Je n'ai pas eu la chance de revoir John Houghton depuis ce désormais "Hopenhague" devenu "Flopenhague" et je ne sais pas s'il partage mon questionnement : « A quoi sert la science, si le politique se borne à cultiver, pour des raisons économiques dans le court terme, la science de l'inconscience ? » Il est sans doute profondément déçu. Mais, indubitablement, lui et la nouvelle génération de chercheurs continueront le "combat" qui passe, nous le savons tous, par un approfondissement de nos connaissances sur la science climatique.

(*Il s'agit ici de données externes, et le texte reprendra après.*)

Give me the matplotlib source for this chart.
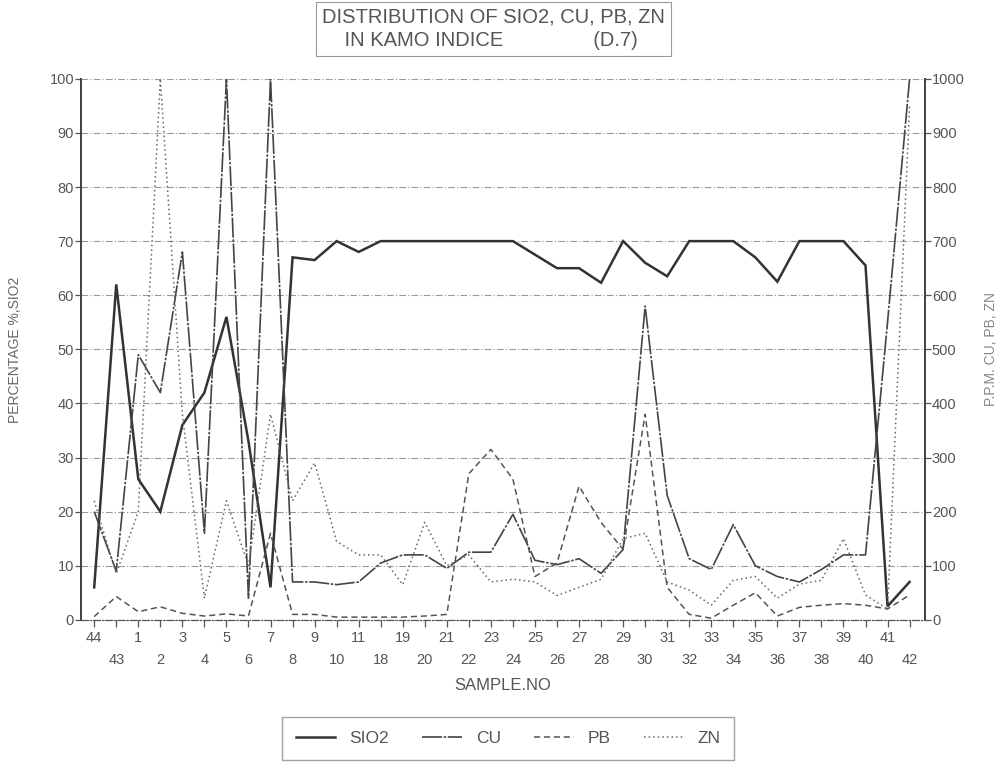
import matplotlib.pyplot as plt

# sample numbers in drilling order, SIO2 in %, metals in p.p.m.
samples = ['44', '43', '1', '2', '3', '4', '5', '6', '7', '8', '9', '10', '11',
           '18', '19', '20', '21', '22', '23', '24', '25', '26', '27', '28', '29',
           '30', '31', '32', '33', '34', '35', '36', '37', '38', '39', '40', '41', '42']

sio2 = [6, 62, 26, 20, 36, 42, 56, 33, 6, 67, 66.5, 70, 68, 70, 70, 70, 70, 70, 70, 70,
        67.5, 65, 65, 62.3, 70, 66, 63.5, 70, 70, 70, 67, 62.5, 70, 70, 70, 65.5, 2.5, 7]
cu = [200, 90, 490, 420, 680, 160, 1000, 40, 1000, 70, 70, 65, 70, 105, 120, 120, 95, 125, 125, 195,
      110, 102, 113, 86, 130, 580, 230, 113, 93, 176, 100, 80, 70, 93, 120, 120, 550, 1000]
pb = [6, 43, 15, 24, 12, 7, 11, 7, 160, 10, 10, 5, 5, 5, 5, 7, 10, 270, 315, 260,
      80, 105, 247, 180, 130, 380, 60, 10, 3, 27, 50, 7, 23, 27, 30, 27, 20, 46]
zn = [220, 85, 200, 1000, 380, 40, 220, 100, 380, 220, 290, 145, 120, 120, 65, 180, 100, 120, 70, 75,
      70, 45, 60, 75, 150, 160, 70, 55, 27, 73, 80, 40, 66, 73, 150, 46, 20, 950]

plt.rcParams['font.family'] = ['Liberation Sans', 'DejaVu Sans']
txt = '#555555'

fig = plt.figure(figsize=(10, 7.69), dpi=100)
ax = fig.add_axes([0.081, 0.194, 0.844, 0.7035])
ax2 = ax.twinx()

x = list(range(len(samples)))

ax.yaxis.grid(True, linestyle=(0, (6, 2, 1, 2)), color='#999999', lw=0.8)
ax.set_axisbelow(True)

l1, = ax.plot(x, sio2, color='#333333', lw=1.8, solid_joinstyle='miter')
l2, = ax2.plot(x, cu, color='#444444', lw=1.2, linestyle=(0, (12, 1, 1.5, 1)))
l3, = ax2.plot(x, pb, color='#555555', lw=1.1, linestyle=(0, (4, 2.5)))
l4, = ax2.plot(x, zn, color='#666666', lw=1.1, linestyle=(0, (1, 2)))

ax.set_xlim(-0.6, len(samples) - 0.3)
ax.set_ylim(0, 100)
ax2.set_ylim(0, 1000)
ax.set_yticks(range(0, 101, 10))
ax2.set_yticks(range(0, 1001, 100))

# two staggered rows of sample numbers
ax.set_xticks(x)
ax.set_xticklabels([s if i % 2 == 0 else '\n' + s for i, s in enumerate(samples)])
for lab in ax.get_xticklabels():
    lab.set_linespacing(1.75)

for a in (ax, ax2):
    a.spines['top'].set_visible(False)
    a.spines['bottom'].set_linestyle((0, (6, 2, 1, 2)))
    a.spines['bottom'].set_color('#555555')
    a.spines['left'].set_color('#444444')
    a.spines['right'].set_color('#444444')
    a.spines['left'].set_linewidth(1.3)
    a.spines['right'].set_linewidth(1.3)
    a.tick_params(colors='#555555', labelcolor=txt, labelsize=10.5, length=4, width=0.9)

ax.tick_params(axis='x', length=5, pad=3)
ax.tick_params(axis='y', pad=1)
ax2.tick_params(axis='y', pad=1)

ax.set_xlabel('SAMPLE.NO', fontsize=12, color=txt, labelpad=8)
ax.set_ylabel('PERCENTAGE %,SIO2', fontsize=10, color='#666666', labelpad=20)
ax2.set_ylabel('P.P.M. CU, PB, ZN', fontsize=10, color='#888888', labelpad=14)

fig.text(0.322, 0.99, 'DISTRIBUTION OF SIO2, CU, PB, ZN\n    IN KAMO INDICE                (D.7)',
         ha='left', va='top', fontsize=14.5, color=txt, linespacing=1.3,
         bbox=dict(boxstyle='square,pad=0.3', fc='white', ec='#999999', lw=0.8))

fig.legend([l1, l2, l3, l4], ['SIO2', 'CU', 'PB', 'ZN'], loc='center',
           bbox_to_anchor=(0.508, 0.04), ncol=4, frameon=True, fancybox=False,
           edgecolor='#888888', fontsize=12.5, handlelength=2.3, columnspacing=1.9,
           borderpad=0.8, labelcolor=txt)

fig.savefig('out.png', dpi=100)
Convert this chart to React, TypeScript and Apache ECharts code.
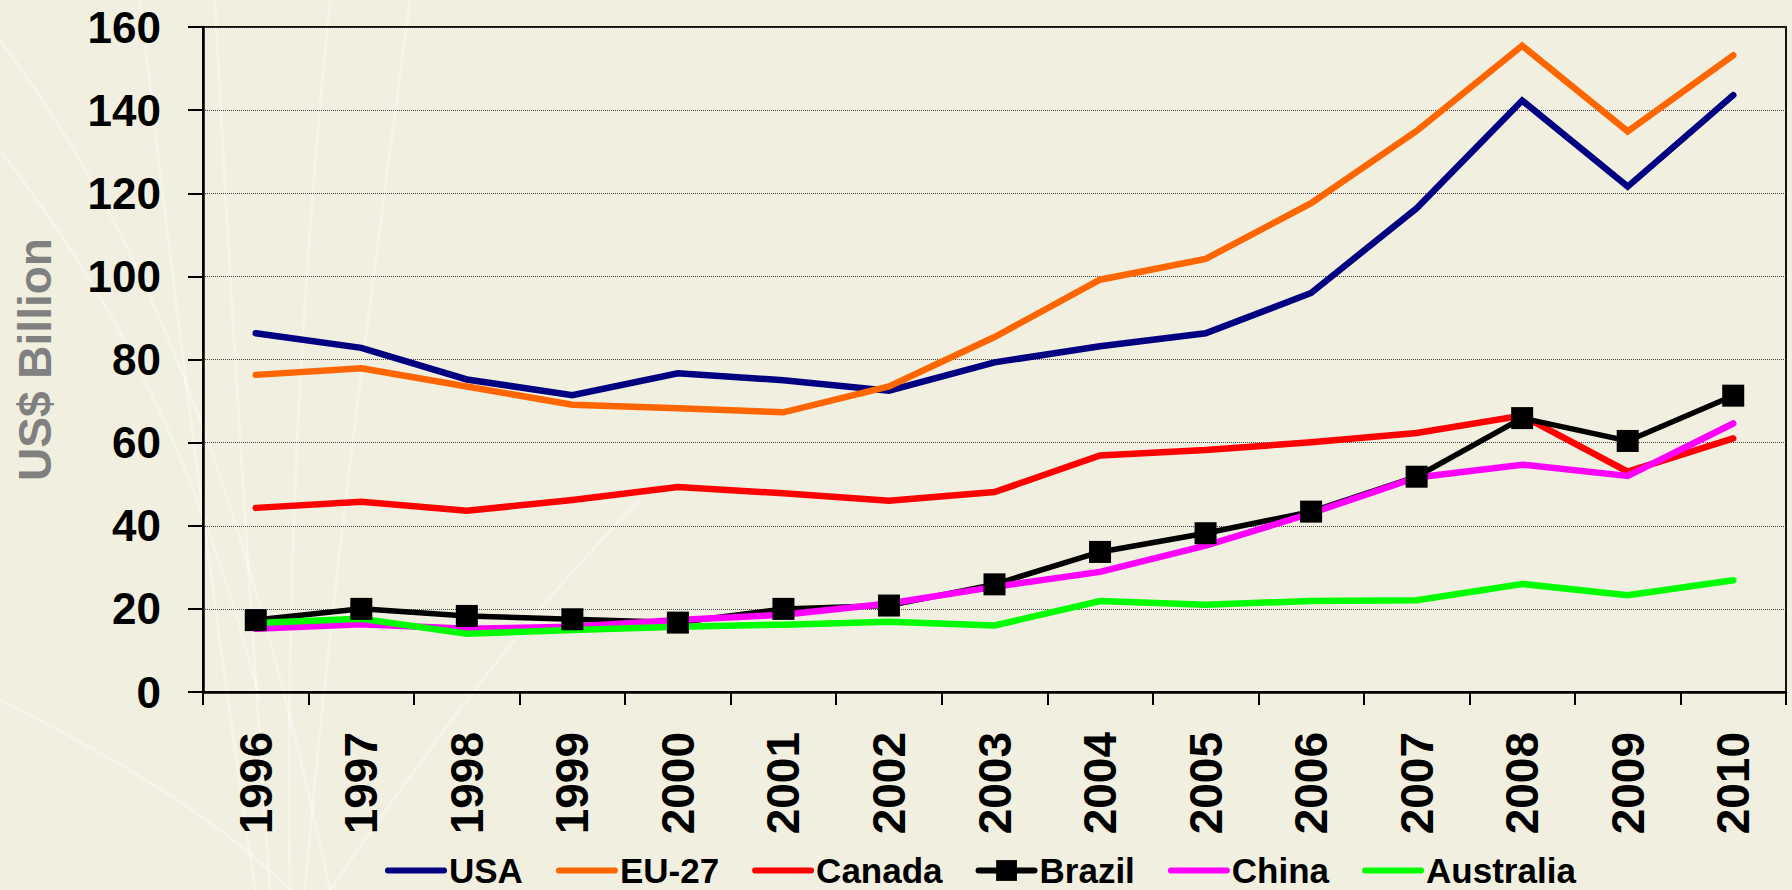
import React, { useEffect, useRef } from "react";
import * as echarts from "echarts";

const years = ["1996", "1997", "1998", "1999", "2000", "2001", "2002", "2003", "2004", "2005", "2006", "2007", "2008", "2009", "2010"];
const usa = [86.3, 82.8, 75.2, 71.4, 76.7, 75.0, 72.5, 79.3, 83.2, 86.3, 96.0, 116.4, 142.3, 121.6, 143.6];
const eu27 = [76.3, 77.9, 73.5, 69.1, 68.3, 67.3, 73.5, 85.4, 99.2, 104.2, 117.6, 135.0, 155.5, 134.9, 153.2];
const canada = [44.3, 45.8, 43.6, 46.2, 49.3, 47.8, 46.0, 48.1, 56.9, 58.2, 60.1, 62.3, 66.5, 53.0, 61.0];
const brazil = [17.3, 20.0, 18.3, 17.5, 16.7, 20.0, 20.8, 25.9, 33.7, 38.2, 43.4, 51.8, 65.9, 60.4, 71.3];
const china = [15.2, 16.3, 15.2, 15.7, 17.3, 18.6, 21.3, 25.3, 28.9, 35.2, 43.0, 51.6, 54.7, 52.0, 64.6];
const australia = [16.6, 17.6, 14.0, 14.9, 15.7, 16.2, 16.9, 16.0, 21.9, 21.0, 21.9, 22.1, 26.0, 23.3, 26.9];

const seriesNames = ["USA", "EU-27", "Canada", "Brazil", "China", "Australia"];
const seriesValues = [usa, eu27, canada, brazil, china, australia];
const seriesColors = ["#000080", "#FF6600", "#FF0000", "#000000", "#FF00FF", "#00FF00"];

const yAxisTitle = "US$ Billion";
const FONT = "'Liberation Sans', Arial, Helvetica, sans-serif";

// faint decorative background strokes
const bgCurves: number[][] = [
  [270, 890, 250, 600, 230, 300, 215, 0],
  [290, 890, 285, 600, 300, 300, 330, 0],
  [305, 890, 330, 600, 370, 300, 410, 0],
  [255, 890, 220, 650, 180, 350, 140, 0],
  [0, 40, 120, 200, 230, 420, 330, 890],
  [0, 150, 100, 280, 190, 430, 260, 700],
  [0, 700, 120, 760, 220, 820, 290, 890],
  [330, 890, 420, 760, 520, 620, 640, 500],
];

export default function App() {
  const ref = useRef<HTMLDivElement>(null);
  useEffect(() => {
    const chart = echarts.init(ref.current!, null, { renderer: "svg" });
    const graphics = bgCurves.map((c) => ({
      type: "bezierCurve",
      z: -10,
      silent: true,
      shape: { x1: c[0], y1: c[1], cpx1: c[2], cpy1: c[3], cpx2: c[4], cpy2: c[5], x2: c[6], y2: c[7] },
      style: { stroke: "rgba(255,255,255,0.35)", lineWidth: 3, fill: null },
    }));
    const option: any = {
      animation: false,
      backgroundColor: "#F1EFDF",
      textStyle: { fontFamily: FONT },
      graphic: graphics,
      grid: {
        left: 203,
        right: 6,
        top: 27,
        bottom: 198,
        show: true,
        borderColor: "#111",
        borderWidth: 2,
        backgroundColor: "transparent",
      },
      legend: {
        left: 380,
        top: 848,
        itemWidth: 56,
        itemHeight: 26,
        itemGap: 33,
        lineStyle: { width: 6, cap: "round" },
        textStyle: { fontSize: 35, fontWeight: "bold", color: "#000", fontFamily: FONT },
        data: seriesNames.map((n) =>
          n === "Brazil" ? { name: n } : { name: n, itemStyle: { opacity: 0 } }
        ),
      },
      xAxis: {
        type: "category",
        data: years,
        boundaryGap: true,
        axisLine: { lineStyle: { color: "#000", width: 2.5 } },
        axisTick: { show: true, length: 13, lineStyle: { color: "#000", width: 2 } },
        axisLabel: {
          rotate: 90,
          margin: 40,
          fontSize: 46,
          fontWeight: "bold",
          color: "#000",
          fontFamily: FONT,
        },
        splitLine: { show: false },
      },
      yAxis: {
        type: "value",
        min: 0,
        max: 160,
        interval: 20,
        name: yAxisTitle,
        nameLocation: "middle",
        nameGap: 145,
        nameTextStyle: { color: "#808080", fontSize: 46, fontWeight: "bold", fontFamily: FONT },
        axisLine: { show: true, lineStyle: { color: "#000", width: 2.5 } },
        axisTick: { show: true, length: 15, lineStyle: { color: "#000", width: 2 } },
        axisLabel: { margin: 42, fontSize: 44, fontWeight: "bold", color: "#000", fontFamily: FONT },
        splitLine: { show: true, lineStyle: { color: "#444", width: 1, type: "dotted" } },
      },
      series: seriesNames.map((name, i) => ({
        name,
        type: "line",
        data: seriesValues[i],
        symbol: name === "Brazil" ? "rect" : "none",
        symbolSize: 22,
        showSymbol: name === "Brazil",
        color: seriesColors[i],
        itemStyle: { color: seriesColors[i] },
        lineStyle: { color: seriesColors[i], width: name === "Brazil" ? 5.5 : 6.5, cap: "round", join: "miter" },
        emphasis: { disabled: true },
      })),
    };
    chart.setOption(option);
    return () => chart.dispose();
  }, []);
  return <div ref={ref} style={{ position: "fixed", left: 0, top: 0, width: 1792, height: 890 }} />;
}
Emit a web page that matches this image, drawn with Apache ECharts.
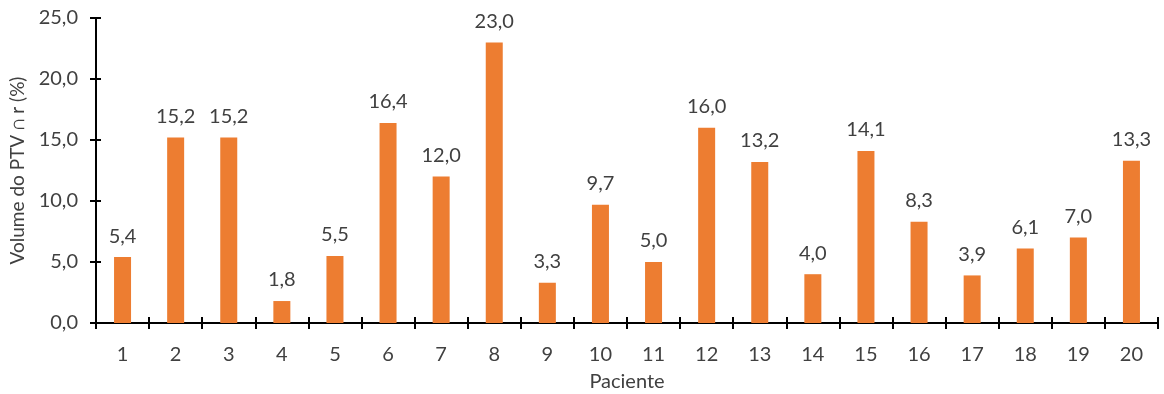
<!DOCTYPE html>
<html><head><meta charset="utf-8">
<script src="https://cdn.jsdelivr.net/npm/echarts@6/dist/echarts.min.js"></script>
<style>html,body{margin:0;padding:0;background:#fff}#c{width:1164px;height:394px}</style>
</head><body><div id="c"></div>
<script>
const categories = ['1','2','3','4','5','6','7','8','9','10','11','12','13','14','15','16','17','18','19','20'];
const values = [5.4, 15.2, 15.2, 1.8, 5.5, 16.4, 12.0, 23.0, 3.3, 9.7, 5.0, 16.0, 13.2, 4.0, 14.1, 8.3, 3.9, 6.1, 7.0, 13.3];
const yTitle = 'Volume do PTV ∩ r (%)';
const xTitle = 'Paciente';
const fmt = v => v.toFixed(1).replace('.', ',');
const font = 'Lato, "Open Sans", sans-serif';
const txt = '#404040';
const chart = echarts.init(document.getElementById('c'));
chart.setOption({
  animation: false,
  grid: {left: 96, right: 6, top: 18, bottom: 71, containLabel: false, outerBoundsMode: 'none'},
  xAxis: [{
    type: 'category', data: categories,
    axisLine: {lineStyle: {color: '#000', width: 2}},
    axisTick: {show: true, length: 6, lineStyle: {color: '#000', width: 2}},
    axisLabel: {color: txt, fontSize: 20, fontFamily: font, margin: 22},
    name: xTitle, nameLocation: 'middle', nameGap: 49,
    nameTextStyle: {color: txt, fontSize: 20, fontFamily: font}
  }, {
    type: 'category', data: categories, position: 'bottom',
    axisLine: {show: false},
    axisTick: {show: true, inside: true, length: 6, lineStyle: {color: '#000', width: 2}},
    axisLabel: {show: false}
  }],
  yAxis: [{
    type: 'value', min: 0, max: 25, interval: 5,
    splitLine: {show: false},
    axisLine: {show: true, lineStyle: {color: '#000', width: 2}},
    axisTick: {show: true, length: 6, lineStyle: {color: '#000', width: 2}},
    axisLabel: {color: txt, fontSize: 20, fontFamily: font, margin: 18, formatter: v => fmt(v)},
    name: yTitle, nameLocation: 'middle', nameGap: 67,
    nameTextStyle: {color: txt, fontSize: 19, fontFamily: font}
  }, {
    type: 'value', min: 0, max: 25, interval: 5, position: 'left',
    splitLine: {show: false},
    axisLine: {show: false},
    axisTick: {show: true, inside: true, length: 5, lineStyle: {color: '#000', width: 2}},
    axisLabel: {show: false}
  }],
  series: [{
    type: 'bar', data: values, xAxisIndex: 0, yAxisIndex: 0,
    barWidth: 17,
    itemStyle: {color: '#ED7D31'},
    label: {show: true, position: 'top', distance: 11, color: txt, fontSize: 20, fontFamily: font,
      formatter: p => fmt(p.value)}
  }]
});
</script></body></html>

Une chose est maintenant certaine, les négociations se prolongeront en 2010 à Bonn puis à Mexico. La seule salve d'applaudissements qui a retenti au Bella Center de Copenhague le 19 décembre est à mettre à l'actif de l'intervention du délégué sud-africain qui demandait à veiller à ce que les dates de la prochaine réunion climat (Bonn) ne se télescopent pas avec le Mondial 2010 de football dans son pays. Comme quoi, il est toujours possible de mettre tout le monde d'accord sur des enjeux importants...
Pierre Ozer
département des sciences et gestion de l'environnement
* En ce 22 décembre, il est toujours impossible de dire qui a rédigé ce document.